Kari Sullivan Custer of the Connecticut State Department of Education shared the measurable impacts LEAP is having on student attendance. Research by the center for Connecticut Education Research Collaboration reports that one month after the initial home visit there was a 4 percentage point increase in attendance. Six months after the initial home visit, there was a 10 percentage point increase for pre-K–5, and for grades 6–12, there was a 20 percentage point increase. These results did not differ based on the title of the person conducting the home visit, Custer said. Equally important, since SY 2021–22, Connecticut has started to see statewide reductions in chronic absence.
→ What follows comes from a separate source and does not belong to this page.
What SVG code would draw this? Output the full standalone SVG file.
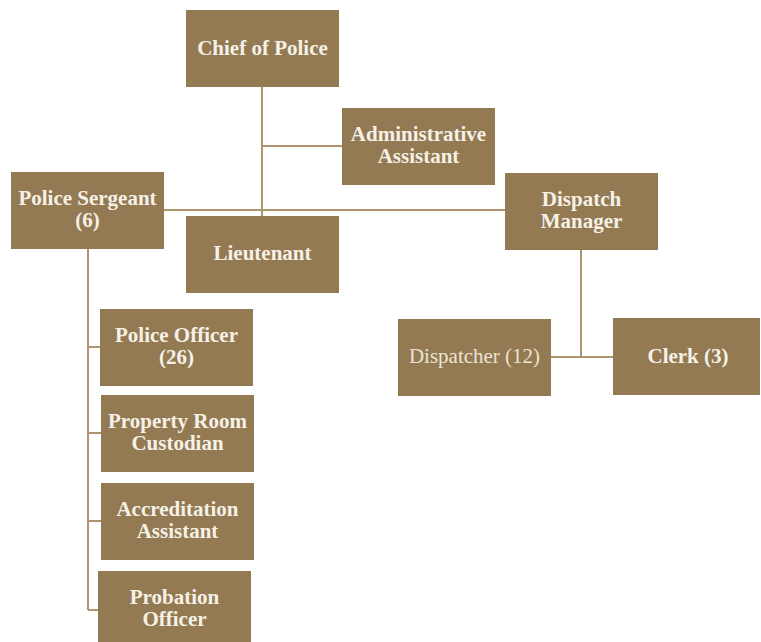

She attributes the reductions to three key factors: Connecticut’s long-standing commitment to family engagement and improved student attendance; integrated work across departments; and the use of data to inform investments and actions.

Kali Thorne Ladd of Children’s Institute (CI) in Oregon explained that CI is a community-based organization offering services across Oregon. To support schools working to improve family engagement, CI brings partners together across districts to talk and learn from one another, because many districts in the state are struggling with the same things. She stressed the value of including culturally specific outside partners to help schools connect with families and offer resources to those in need.

Nancy Duchesneau of The Education Trust shared results of a family engagement study involving two nationally representative surveys of parents and teachers, interviews with family engagement coordinators, and an online discussion board of 30 parents who had a child in first or second grade. Many of the findings overall were positive, but a deep dive showed that families reported experiencing a lot of barriers to engagement, such as scheduling conflicts, lack of transportation and child care. She praised the efforts the other panelists shared around using multiple avenues to reach parents, from phone calls and letters to empathy interviews and home visits, to building awareness with social media. “This diversification of approaches is really what parents need given their busy lives,” Duchesneau said.

The panel agreed that the priority activity in their attendance and engagement work is communicating clearly with parents and caregivers to develop trusting, positive relationships that encourage families to bring their children to school each day.